This document describes Seropositivo [Seropositive] (1994), the work by Fernando Arias (b. 1963), as a means of humanizing the disease, an attempt to expose the general public to the suffering, the fear, the pain, the rejection, and the “poor quality of life” of those who were affected. The tone of the article, and the way it is written, however, seem to portray the virus as something quite remote from the author’s reality. It is presented to the reader as though he or she were a spectator, someone immune to the virus. This is quite the opposite feeling to what the installation intended as it sought to involve the public in a multifaceted experience by presenting details on the syndrome’s rising rates of infection. The article also shows how the exhibition impacted the public, as a portrait of the phenomenon and as a report on the extent to which the disease had spread in those days. The exhibition was an early example of the social commentary that the visual arts pioneered in the 1990s.

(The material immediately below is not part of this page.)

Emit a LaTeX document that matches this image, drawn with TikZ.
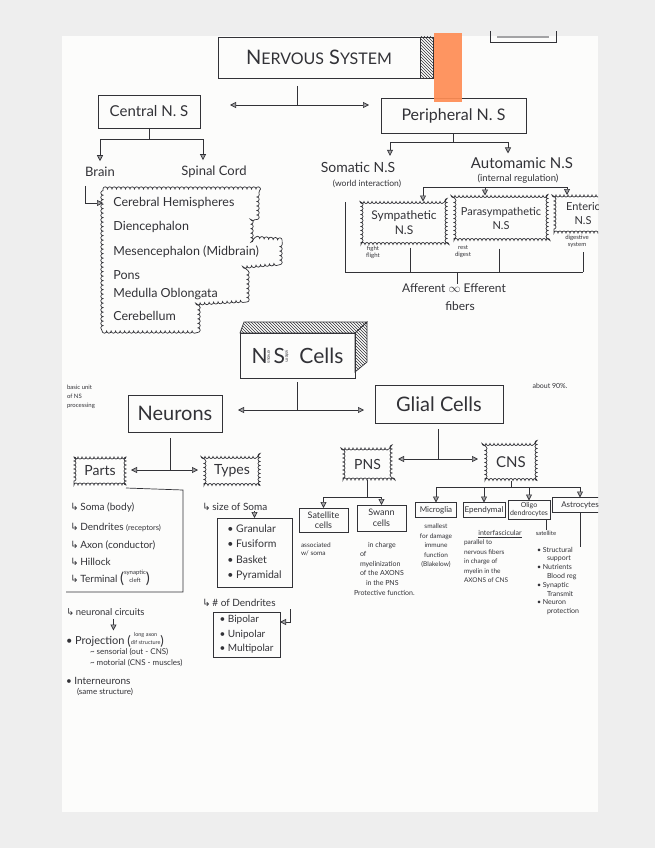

We should keep in mind that there was very little information in circulation about the HIV/AIDS virus in the 1990s, in terms of how it was transmitted and the particular groups who were at risk; in those days, most people believed that the disease was confined to dubious populations, specifically prostitutes and homosexuals. Furthermore, the low mortality rates from the disease—compared to the death rates attributed to violence, for example, in the case of Colombia, which were (to date) estimated to be up to 107 times greater—meant that the syndrome was not studied in any great depth. According to figures quoted in official reports from the Colombian Ministry of Health’s National Program for the Prevention and Control of STD/HIV/AIDS (National Epidemiological Bulletin, 1995), the first case of acquired immune deficiency syndrome (AIDS) in the United States was recorded in 1981. The first case in Colombia was reported just two years later, in 1983, in the city of Cartagena, and a couple of other cases were recorded that same year elsewhere in the country. From then until 1994, there were 12,455 cases of AIDS confirmed.
Fernando Arias earned a degree in advertising at the Universidad Jorge Tadeo Lozano in Bogotá (1987), and went on to specialize in art and design in London in 1991. He has received a number of awards for visual art work, for example from the Arts Council England?BFI Black World and Tate Modern(2005); a production grant from the Arts Council England and Live Art Development Agency, and the Prince Claus Foundation prize (both in 2004). He also received other awards in England, such as an arts grant from the Arts Council England (2004) and the Research and Development, Visual Arts Projects Award, London Arts (2002), among others. Arias, a Colombian artist, currently lives and works in New York.